Overview
Risk aversion has flooded back through markets. This is taking hold in gains for the Japanese yen and a drop back in US bond yields (as bonds are bought once more). The interesting feature of this is that it also may induce some near-term profit-taking on the US dollar. Equity markets have fallen back sharply too and are approaching key levels. Manufacturing PMIs and inflation for both the Eurozone and US will be key for reaction as the session develops.
Today’s news
- Main drivers: Risk aversion taking hold; US Congress passes short term bill to fund US Government; PMIs and inflation data key today
- Market Sentiment increasingly negative: a whole raft of reasons why markets are risk negative. Concerns over global energy shortages, especially in China and Europe. Concerns over slowing economic growth and rising inflation. Also political wranglings in US Congress over government funding and infrastructure spending. This all adds up to increased investor flows back into safe havens such as US bonds (yields lower) and the Japanese yen.
- US Congress stop-gap to fund the government: Congress agreed on a short-term funding bill lasting just a couple of months (up to 3rd December) to prevent a US Government shutdown. However, the arguments over longer-term funding continue.
- PMIs and Inflation watched: With growth and inflation fears front and center, today’s Manufacturing PMIs for major economies will be a trigger for markets. Also, Eurozone and US inflation data will be key.
- Central bank speakers: None due today
- Data watch: Eurozone HICP inflation at 0900GMT is expected to increase to +1.9% core and 3.3% headline. US Core PCE inflation at 1230GMT is expected to grow by +0.2% on the month of August, which would continue the plateauing.
Markets Outlook
- Broad outlook: USD starting to lose upward momentum and could be set for a near-term pullback. Flows into safe havens are preferred for now.

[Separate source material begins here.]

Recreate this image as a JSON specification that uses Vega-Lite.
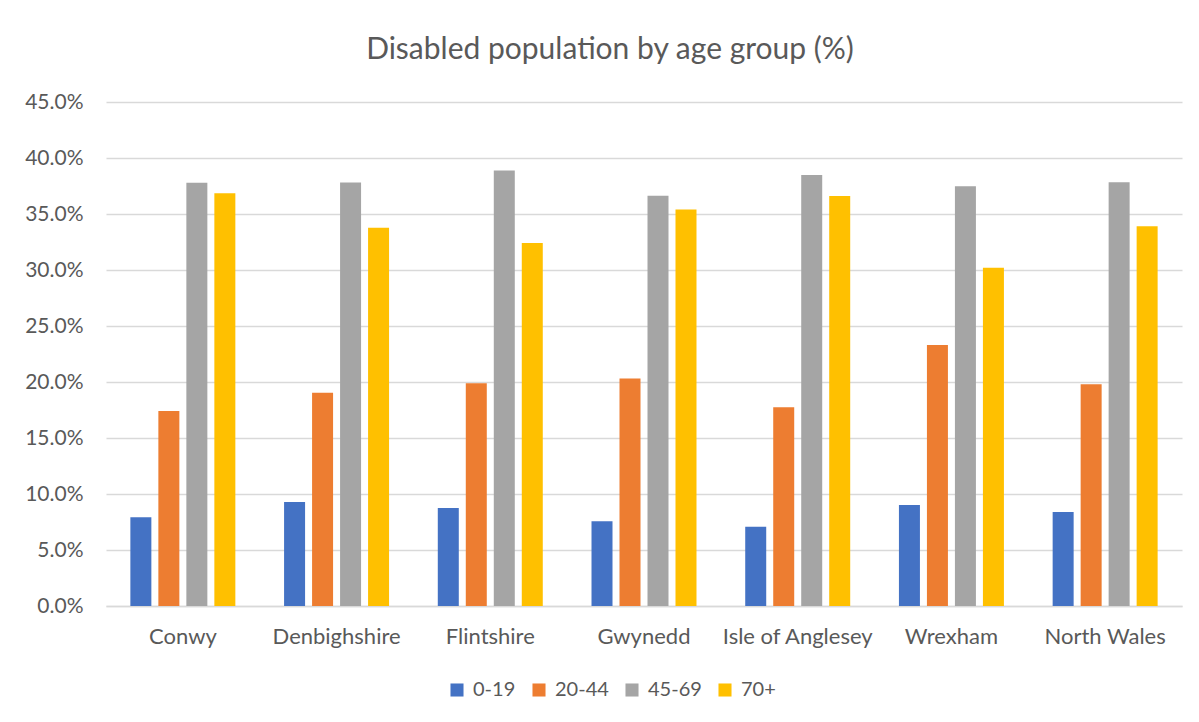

- Forex: EUR/USD looks long-term bearish towards 1.1300/1.1450. However, an oversold technical rally may be seen near term. A move above 1.1610 opens the 1.1665/1.1700 key resistance area. GBP/USD also looks bearish but is consolidating for now. Resistance at 1.3520. We prefer to sell into strength with the risk of a near-term technical rally. USD/JPY threatens to continue near term unwind into 110.60/110.80.
- Commodities: Gold with a sharp oversold technical rally into resistance around $1760. A drift back below $1745/$1750 would suggest renewing downside. Above $1765 opens $1790. We prefer selling into strength but are neutral for now whilst we wait for the next signal. Silver has unwound into the near-term “sell zone” of resistance around $22.00. There is room for the unwind to hit $22.75 but we are now looking for renewing sell signals. Support now at $21.40. Brent Crude oil consolidating in recent sessions. This still has the potential to unwind towards $76.40/$77.10 support. We are neutral for now.
- Indices: Selling pressure is still a factor even as European markets look to rebound early today. S&P 500 futures are into a hugely important band of support 4223/4295. A breakdown would imply a new bearish medium-term trend formation. A rally back above 4388 is needed to improve. DAX a series of lower highs threatens, but once more the medium-term support band around 14,800/15,000 is holding. Above resistance at 15,468 to improve. FTSE 100 is still the most stable index for technical outlook. Trading between support around 7000 and resistance at 7150.